#### Dataset excerpt
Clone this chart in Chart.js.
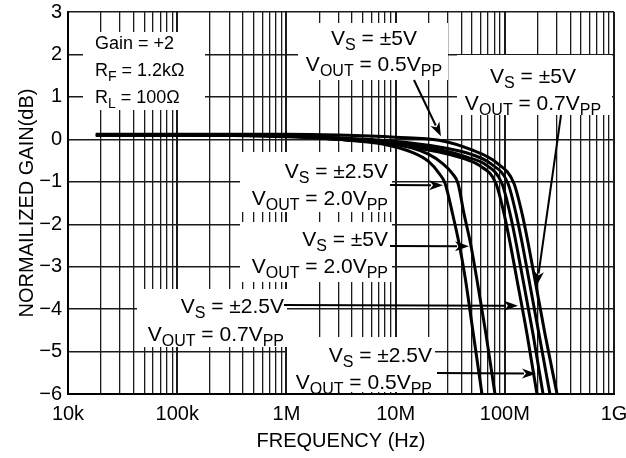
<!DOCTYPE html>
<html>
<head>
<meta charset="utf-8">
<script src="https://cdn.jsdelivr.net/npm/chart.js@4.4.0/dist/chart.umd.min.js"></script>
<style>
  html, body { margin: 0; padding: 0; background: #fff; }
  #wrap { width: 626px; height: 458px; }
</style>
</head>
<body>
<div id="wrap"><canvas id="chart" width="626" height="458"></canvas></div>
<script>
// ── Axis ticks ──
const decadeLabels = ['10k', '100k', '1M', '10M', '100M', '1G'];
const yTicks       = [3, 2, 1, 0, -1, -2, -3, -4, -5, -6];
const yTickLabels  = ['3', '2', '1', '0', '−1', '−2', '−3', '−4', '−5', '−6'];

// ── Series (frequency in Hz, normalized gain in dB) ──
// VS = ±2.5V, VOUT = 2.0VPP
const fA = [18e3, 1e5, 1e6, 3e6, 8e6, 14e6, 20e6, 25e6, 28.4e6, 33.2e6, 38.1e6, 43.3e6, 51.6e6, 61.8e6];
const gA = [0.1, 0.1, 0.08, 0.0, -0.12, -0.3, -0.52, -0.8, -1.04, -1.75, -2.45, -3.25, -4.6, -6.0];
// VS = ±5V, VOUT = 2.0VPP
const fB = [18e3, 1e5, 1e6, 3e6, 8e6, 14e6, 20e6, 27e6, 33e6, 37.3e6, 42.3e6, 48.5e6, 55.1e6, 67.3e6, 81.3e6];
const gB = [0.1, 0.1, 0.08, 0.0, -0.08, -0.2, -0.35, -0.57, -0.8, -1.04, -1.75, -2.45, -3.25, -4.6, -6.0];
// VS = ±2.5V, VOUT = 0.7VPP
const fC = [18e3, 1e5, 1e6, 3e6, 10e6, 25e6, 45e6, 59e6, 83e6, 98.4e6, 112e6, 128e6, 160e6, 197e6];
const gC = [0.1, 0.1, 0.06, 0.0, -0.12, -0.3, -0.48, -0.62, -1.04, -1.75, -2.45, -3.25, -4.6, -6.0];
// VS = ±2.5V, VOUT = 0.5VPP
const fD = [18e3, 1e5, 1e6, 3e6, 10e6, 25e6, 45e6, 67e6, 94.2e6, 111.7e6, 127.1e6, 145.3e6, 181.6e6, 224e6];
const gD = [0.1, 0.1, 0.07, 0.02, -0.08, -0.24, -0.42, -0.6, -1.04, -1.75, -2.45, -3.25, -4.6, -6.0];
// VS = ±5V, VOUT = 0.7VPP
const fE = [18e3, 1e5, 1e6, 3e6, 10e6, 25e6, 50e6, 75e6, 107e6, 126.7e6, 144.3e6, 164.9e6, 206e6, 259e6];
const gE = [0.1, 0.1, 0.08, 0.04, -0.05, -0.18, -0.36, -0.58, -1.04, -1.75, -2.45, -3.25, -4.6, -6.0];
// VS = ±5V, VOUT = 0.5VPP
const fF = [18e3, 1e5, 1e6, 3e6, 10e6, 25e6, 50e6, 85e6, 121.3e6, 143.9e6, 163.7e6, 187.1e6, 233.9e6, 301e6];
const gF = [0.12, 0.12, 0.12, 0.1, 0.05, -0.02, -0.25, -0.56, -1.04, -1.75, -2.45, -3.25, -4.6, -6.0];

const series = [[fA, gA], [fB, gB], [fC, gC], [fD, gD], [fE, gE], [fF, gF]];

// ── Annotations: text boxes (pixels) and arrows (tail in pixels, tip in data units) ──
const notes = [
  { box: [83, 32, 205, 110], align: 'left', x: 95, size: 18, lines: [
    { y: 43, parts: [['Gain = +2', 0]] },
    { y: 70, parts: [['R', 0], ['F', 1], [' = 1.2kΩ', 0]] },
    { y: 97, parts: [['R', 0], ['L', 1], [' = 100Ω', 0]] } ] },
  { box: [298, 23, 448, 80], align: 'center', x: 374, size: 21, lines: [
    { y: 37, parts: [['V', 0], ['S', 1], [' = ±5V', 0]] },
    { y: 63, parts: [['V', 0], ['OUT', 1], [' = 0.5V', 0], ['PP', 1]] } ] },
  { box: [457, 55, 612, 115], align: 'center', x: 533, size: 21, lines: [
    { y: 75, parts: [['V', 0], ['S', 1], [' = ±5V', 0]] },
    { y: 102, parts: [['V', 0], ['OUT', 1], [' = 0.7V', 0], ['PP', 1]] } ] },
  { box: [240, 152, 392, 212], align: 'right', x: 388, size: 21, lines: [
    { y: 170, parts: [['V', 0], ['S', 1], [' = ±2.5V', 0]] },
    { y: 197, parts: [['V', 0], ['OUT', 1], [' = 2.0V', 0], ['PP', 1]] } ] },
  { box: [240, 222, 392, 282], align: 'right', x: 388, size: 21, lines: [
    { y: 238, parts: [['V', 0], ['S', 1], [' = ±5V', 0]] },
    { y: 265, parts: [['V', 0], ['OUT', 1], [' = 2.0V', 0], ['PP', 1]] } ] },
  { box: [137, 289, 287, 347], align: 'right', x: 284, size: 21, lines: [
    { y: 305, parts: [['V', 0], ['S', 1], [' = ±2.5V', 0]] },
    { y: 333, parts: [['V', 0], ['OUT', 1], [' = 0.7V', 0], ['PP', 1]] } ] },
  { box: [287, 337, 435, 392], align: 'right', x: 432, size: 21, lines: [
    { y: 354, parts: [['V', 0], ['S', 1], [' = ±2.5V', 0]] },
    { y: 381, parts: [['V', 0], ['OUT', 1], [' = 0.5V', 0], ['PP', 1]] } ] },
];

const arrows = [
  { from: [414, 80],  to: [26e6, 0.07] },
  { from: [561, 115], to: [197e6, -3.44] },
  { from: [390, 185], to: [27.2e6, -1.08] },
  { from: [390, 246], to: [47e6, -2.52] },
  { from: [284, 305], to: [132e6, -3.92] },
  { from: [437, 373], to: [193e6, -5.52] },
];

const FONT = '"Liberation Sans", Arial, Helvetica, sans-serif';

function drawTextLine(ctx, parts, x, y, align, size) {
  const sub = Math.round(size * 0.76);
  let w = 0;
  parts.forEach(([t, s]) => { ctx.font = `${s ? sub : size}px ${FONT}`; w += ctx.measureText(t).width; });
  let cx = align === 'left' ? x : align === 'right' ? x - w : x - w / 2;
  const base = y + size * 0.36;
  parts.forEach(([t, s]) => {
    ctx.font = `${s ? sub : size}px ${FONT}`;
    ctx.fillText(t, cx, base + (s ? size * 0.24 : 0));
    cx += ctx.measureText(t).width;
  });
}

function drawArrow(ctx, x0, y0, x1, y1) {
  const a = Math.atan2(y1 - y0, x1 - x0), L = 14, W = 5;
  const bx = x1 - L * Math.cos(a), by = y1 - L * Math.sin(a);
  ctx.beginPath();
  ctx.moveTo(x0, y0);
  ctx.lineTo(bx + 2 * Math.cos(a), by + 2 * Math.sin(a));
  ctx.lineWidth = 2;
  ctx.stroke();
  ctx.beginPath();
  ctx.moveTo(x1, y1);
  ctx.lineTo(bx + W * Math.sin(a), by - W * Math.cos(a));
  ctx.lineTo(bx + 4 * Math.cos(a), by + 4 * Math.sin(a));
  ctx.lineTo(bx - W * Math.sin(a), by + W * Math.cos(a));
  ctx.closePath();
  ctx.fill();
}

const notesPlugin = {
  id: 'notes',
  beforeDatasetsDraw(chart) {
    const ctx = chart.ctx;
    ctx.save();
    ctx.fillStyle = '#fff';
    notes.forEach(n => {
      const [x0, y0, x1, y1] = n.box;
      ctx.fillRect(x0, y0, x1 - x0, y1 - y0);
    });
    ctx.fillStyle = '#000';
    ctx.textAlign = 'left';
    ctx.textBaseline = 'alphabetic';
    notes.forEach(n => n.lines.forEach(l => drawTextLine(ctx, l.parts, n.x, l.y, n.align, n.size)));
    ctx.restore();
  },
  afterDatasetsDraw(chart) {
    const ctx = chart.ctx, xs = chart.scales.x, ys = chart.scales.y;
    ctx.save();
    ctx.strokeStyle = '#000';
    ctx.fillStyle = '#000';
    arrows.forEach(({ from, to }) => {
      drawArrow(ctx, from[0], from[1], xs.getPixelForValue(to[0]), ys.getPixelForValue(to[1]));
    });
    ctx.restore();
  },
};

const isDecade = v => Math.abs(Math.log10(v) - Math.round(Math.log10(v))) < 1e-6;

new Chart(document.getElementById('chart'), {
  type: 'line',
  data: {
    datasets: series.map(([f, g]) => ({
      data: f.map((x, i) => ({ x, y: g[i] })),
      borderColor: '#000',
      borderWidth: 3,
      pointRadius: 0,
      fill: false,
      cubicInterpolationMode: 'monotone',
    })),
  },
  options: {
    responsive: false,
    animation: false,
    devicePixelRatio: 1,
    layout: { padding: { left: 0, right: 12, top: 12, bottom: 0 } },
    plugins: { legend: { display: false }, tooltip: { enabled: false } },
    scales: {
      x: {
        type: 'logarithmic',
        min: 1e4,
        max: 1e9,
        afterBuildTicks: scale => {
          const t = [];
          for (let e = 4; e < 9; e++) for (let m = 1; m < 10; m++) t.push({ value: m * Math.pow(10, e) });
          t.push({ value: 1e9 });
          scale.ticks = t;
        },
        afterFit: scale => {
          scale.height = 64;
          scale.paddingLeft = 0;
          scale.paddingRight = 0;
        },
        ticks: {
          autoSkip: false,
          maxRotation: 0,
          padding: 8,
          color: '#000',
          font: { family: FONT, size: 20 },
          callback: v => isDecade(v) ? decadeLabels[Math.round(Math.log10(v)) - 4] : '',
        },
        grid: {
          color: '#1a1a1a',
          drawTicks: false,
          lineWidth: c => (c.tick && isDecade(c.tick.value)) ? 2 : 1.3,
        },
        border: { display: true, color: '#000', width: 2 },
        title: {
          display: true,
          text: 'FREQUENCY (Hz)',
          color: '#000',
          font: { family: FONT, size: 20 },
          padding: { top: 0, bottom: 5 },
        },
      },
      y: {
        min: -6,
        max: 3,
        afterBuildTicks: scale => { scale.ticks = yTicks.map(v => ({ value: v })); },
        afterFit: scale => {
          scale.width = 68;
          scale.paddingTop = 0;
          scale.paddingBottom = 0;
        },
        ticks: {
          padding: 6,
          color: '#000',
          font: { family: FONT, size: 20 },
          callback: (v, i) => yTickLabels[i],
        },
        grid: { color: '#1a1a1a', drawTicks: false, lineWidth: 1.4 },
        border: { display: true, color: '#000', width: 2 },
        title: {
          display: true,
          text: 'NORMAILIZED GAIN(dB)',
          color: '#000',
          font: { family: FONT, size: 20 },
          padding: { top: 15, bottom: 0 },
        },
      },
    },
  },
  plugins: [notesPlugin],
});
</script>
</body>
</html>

#### Brief
Leave out the pictures and repeat the lines from the start of the material through the line with "-0.56, -1.04, -1.75, -2.45, -3.25, -4.6, -6.0];", inclusive.

#### Solved problem
Clone this chart in Chart.js.
<!DOCTYPE html>
<html>
<head>
<meta charset="utf-8">
<script src="https://cdn.jsdelivr.net/npm/chart.js@4.4.0/dist/chart.umd.min.js"></script>
<style>
  html, body { margin: 0; padding: 0; background: #fff; }
  #wrap { width: 626px; height: 458px; }
</style>
</head>
<body>
<div id="wrap"><canvas id="chart" width="626" height="458"></canvas></div>
<script>
// ── Axis ticks ──
const decadeLabels = ['10k', '100k', '1M', '10M', '100M', '1G'];
const yTicks       = [3, 2, 1, 0, -1, -2, -3, -4, -5, -6];
const yTickLabels  = ['3', '2', '1', '0', '−1', '−2', '−3', '−4', '−5', '−6'];

// ── Series (frequency in Hz, normalized gain in dB) ──
// VS = ±2.5V, VOUT = 2.0VPP
const fA = [18e3, 1e5, 1e6, 3e6, 8e6, 14e6, 20e6, 25e6, 28.4e6, 33.2e6, 38.1e6, 43.3e6, 51.6e6, 61.8e6];
const gA = [0.1, 0.1, 0.08, 0.0, -0.12, -0.3, -0.52, -0.8, -1.04, -1.75, -2.45, -3.25, -4.6, -6.0];
// VS = ±5V, VOUT = 2.0VPP
const fB = [18e3, 1e5, 1e6, 3e6, 8e6, 14e6, 20e6, 27e6, 33e6, 37.3e6, 42.3e6, 48.5e6, 55.1e6, 67.3e6, 81.3e6];
const gB = [0.1, 0.1, 0.08, 0.0, -0.08, -0.2, -0.35, -0.57, -0.8, -1.04, -1.75, -2.45, -3.25, -4.6, -6.0];
// VS = ±2.5V, VOUT = 0.7VPP
const fC = [18e3, 1e5, 1e6, 3e6, 10e6, 25e6, 45e6, 59e6, 83e6, 98.4e6, 112e6, 128e6, 160e6, 197e6];
const gC = [0.1, 0.1, 0.06, 0.0, -0.12, -0.3, -0.48, -0.62, -1.04, -1.75, -2.45, -3.25, -4.6, -6.0];
// VS = ±2.5V, VOUT = 0.5VPP
const fD = [18e3, 1e5, 1e6, 3e6, 10e6, 25e6, 45e6, 67e6, 94.2e6, 111.7e6, 127.1e6, 145.3e6, 181.6e6, 224e6];
const gD = [0.1, 0.1, 0.07, 0.02, -0.08, -0.24, -0.42, -0.6, -1.04, -1.75, -2.45, -3.25, -4.6, -6.0];
// VS = ±5V, VOUT = 0.7VPP
const fE = [18e3, 1e5, 1e6, 3e6, 10e6, 25e6, 50e6, 75e6, 107e6, 126.7e6, 144.3e6, 164.9e6, 206e6, 259e6];
const gE = [0.1, 0.1, 0.08, 0.04, -0.05, -0.18, -0.36, -0.58, -1.04, -1.75, -2.45, -3.25, -4.6, -6.0];
// VS = ±5V, VOUT = 0.5VPP
const fF = [18e3, 1e5, 1e6, 3e6, 10e6, 25e6, 50e6, 85e6, 121.3e6, 143.9e6, 163.7e6, 187.1e6, 233.9e6, 301e6];
const gF = [0.12, 0.12, 0.12, 0.1, 0.05, -0.02, -0.25, -0.56, -1.04, -1.75, -2.45, -3.25, -4.6, -6.0];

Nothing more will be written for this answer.